Several years ago, Thomas Friedman’s “The World Is Flat 3.0: A Brief History of the Twenty-first Century” argued convincingly that cheap computers and telecommunications advanced the outsourcing revolution by making it possible for people on the other side of the world to provide products and services to the global market. People in places like India and China. Places that, until recently, were not what you’d call players in the global marketplace.
Mobile phones promise similar opportunities for developing and developed nations alike. According to McKinsey:
“The explosion of mobile networks is giving billions of people their first real entry point into the global economy, helping them become more informed consumers, connecting them with jobs, and providing much better access to credit and finance. The economic impact is tangible: every 10 percent increase in cell phone penetration in India corresponds to a nearly 0.6 percent rise in national GDP. Kenya shows how the future might unfold: just four in ten Kenyans have cell phones, yet half of all users–or one in five Kenyans–now make purchases via mobile-payment systems. Kenya’s largest employer is txteagle, an SMS messaging company, which provides jobs to more than 10,000 Kenyan citizens by doling out “microwork”: small tasks that can be accomplished over mobile networks.”
Mobile, just like cheap PCs and Internet access before it, will create a world of new customers in markets you’ve never imagined. Some around the corner. And some, around the globe.
Innovative companies, such as Google, 3M and IBM, allow their employees time to explore whatever they choose, in hopes of finding “the next big thing.” Those explorations resulted in, among other things, Google News, Post-it Notes and Lasik. These companies understand disruption. They’re not waiting for it to happen to them. Instead, they’re working to disrupt themselves.
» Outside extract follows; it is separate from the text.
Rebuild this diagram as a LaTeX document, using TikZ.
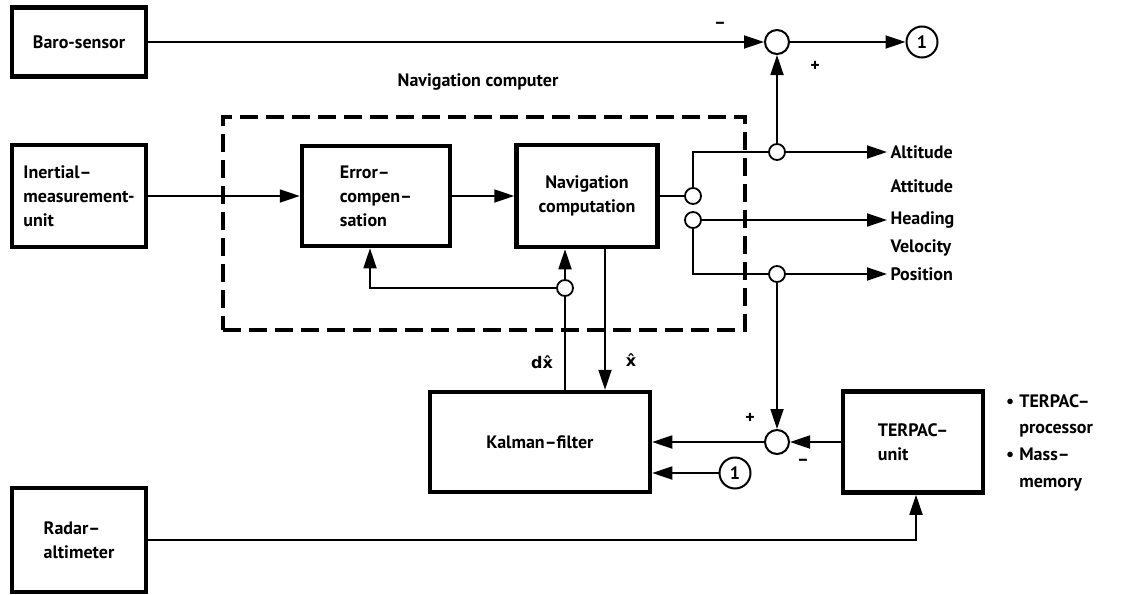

Effective managers set priorities every day and focus the bulk of their companies’ energies on the areas that generate the greatest revenues and profits. You should too.
But, once you’ve done that, carve out a little time to explore more disruptive areas. And I know I’m repeating myself, but social, mobile and local represent the most fundamentally disruptive tools since the Internet itself.
Disruption is coming. Wouldn’t you rather it came from you? Setting the right priorities for your business is critical. But there’s at least one thing more important to good managers than setting the right priorities. And that’s making sure your company has a future.